Against the New Constitutionalism

Elgar Monographs in Constitutional and Administrative Law series

Tamas Gyorfi

Ever since the Second World War, a new constitutional model has emerged worldwide that gives a pivotal role to judges. Against the New Constitutionalism challenges this reigning paradigm and develops a distinctively liberal position against strong constitutional review that puts the emphasis on epistemic considerations. The author considers whether the minimalist judicial review of Nordic countries is more in line with the best justification of the institution than the Commonwealth model that occupies a central place in contemporary constitutional scholarship.
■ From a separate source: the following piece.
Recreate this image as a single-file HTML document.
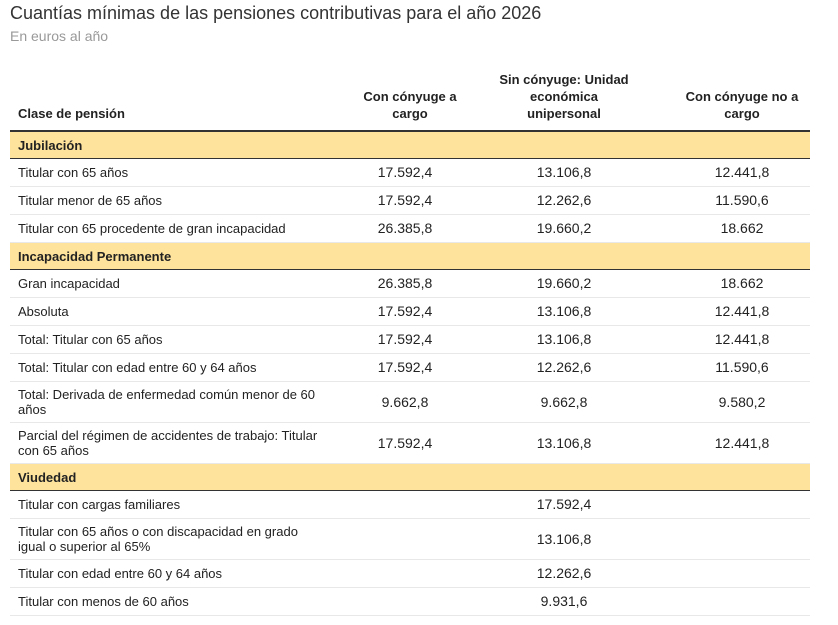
<!DOCTYPE html>
<html><head><meta charset="utf-8"><style>
body{margin:0;background:#fff;font-family:"Liberation Sans",Arial,sans-serif;color:#222;width:838px;height:625px;overflow:hidden;position:relative}
.t{position:absolute;left:10px;top:3px;font-size:18px;color:#333}
.s{position:absolute;left:10px;top:28px;font-size:14px;color:#999}
table{position:absolute;left:10px;top:63px;border-collapse:collapse;width:800px;font-size:13px;table-layout:fixed}
th{font-weight:bold;vertical-align:bottom;padding:0 8px 8px;line-height:17px;text-align:center;border-bottom:2px solid #333;height:59px}
th.l{text-align:left}
td{padding:0 8px;text-align:center;border-bottom:1px solid #e8e8e8;height:27px;line-height:15px}
td.v{font-size:14px}
td.l{text-align:left}
tr.sec td{background:#fde39b;font-weight:bold;border-top:1px solid #333;border-bottom:1px solid #333;height:26px}
tr.tall td{height:40px}
td.c4,th.c4{padding-left:34px}
td.c2{padding-right:18px}
</style></head><body>
<div class="t">Cuantías mínimas de las pensiones contributivas para el año 2026</div>
<div class="s">En euros al año</div>
<table>
<colgroup><col style="width:330px"><col style="width:140px"><col style="width:168px"><col style="width:162px"></colgroup>
<tr><th class="l">Clase de pensión</th><th>Con cónyuge a cargo</th><th>Sin cónyuge: Unidad<br>económica<br>unipersonal</th><th class="c4">Con cónyuge no a cargo</th></tr>
<tr class="sec"><td class="l" colspan="4">Jubilación</td></tr>
<tr><td class="l">Titular con 65 años</td><td class="v c2">17.592,4</td><td class="v">13.106,8</td><td class="v c4">12.441,8</td></tr>
<tr><td class="l">Titular menor de 65 años</td><td class="v c2">17.592,4</td><td class="v">12.262,6</td><td class="v c4">11.590,6</td></tr>
<tr><td class="l">Titular con 65 procedente de gran incapacidad</td><td class="v c2">26.385,8</td><td class="v">19.660,2</td><td class="v c4">18.662</td></tr>
<tr class="sec"><td class="l" colspan="4">Incapacidad Permanente</td></tr>
<tr><td class="l">Gran incapacidad</td><td class="v c2">26.385,8</td><td class="v">19.660,2</td><td class="v c4">18.662</td></tr>
<tr><td class="l">Absoluta</td><td class="v c2">17.592,4</td><td class="v">13.106,8</td><td class="v c4">12.441,8</td></tr>
<tr><td class="l">Total: Titular con 65 años</td><td class="v c2">17.592,4</td><td class="v">13.106,8</td><td class="v c4">12.441,8</td></tr>
<tr><td class="l">Total: Titular con edad entre 60 y 64 años</td><td class="v c2">17.592,4</td><td class="v">12.262,6</td><td class="v c4">11.590,6</td></tr>
<tr class="tall"><td class="l">Total: Derivada de enfermedad común menor de 60 años</td><td class="v c2">9.662,8</td><td class="v">9.662,8</td><td class="v c4">9.580,2</td></tr>
<tr class="tall"><td class="l">Parcial del régimen de accidentes de trabajo: Titular con 65 años</td><td class="v c2">17.592,4</td><td class="v">13.106,8</td><td class="v c4">12.441,8</td></tr>
<tr class="sec"><td class="l" colspan="4">Viudedad</td></tr>
<tr><td class="l">Titular con cargas familiares</td><td></td><td class="v">17.592,4</td><td class="c4"></td></tr>
<tr class="tall"><td class="l">Titular con 65 años o con discapacidad en grado<br>igual o superior al 65%</td><td></td><td class="v">13.106,8</td><td class="c4"></td></tr>
<tr><td class="l">Titular con edad entre 60 y 64 años</td><td></td><td class="v">12.262,6</td><td class="c4"></td></tr>
<tr><td class="l">Titular con menos de 60 años</td><td></td><td class="v">9.931,6</td><td class="c4"></td></tr>
</table>
</body></html>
Chapter 1: The New Constitutionalism

Tamas Gyorfi

Subjects: law - academic, comparative law, constitutional and administrative law, politics and public policy, constitutions

Abstract

The first chapter of the book has three main purposes. First, it defines what the New Constitutionalism is and documents how it has become the orthodox view in constitutional theory. In the terminology of the book, the New Constitutionalism refers to a particular institutional arrangement that comprises four tenets: (1) an entrenched and codified constitution; (2) a codified bill of rights; (3) constitutional judicial review with the power to strike down legislation; (4) the robust exercise of judicial review. However, the New Constitutionalism also refers to the view that the very idea of constitutionalism requires the aforementioned institutional arrangement. Second, the present chapter also addresses the question of why the New Constitutionalism has become the reigning paradigm of constitutional law and explores six possible explanations. Finally, Chapter One spells out the main methodological principles that underpin the book and provides the reader with an outline of the argument.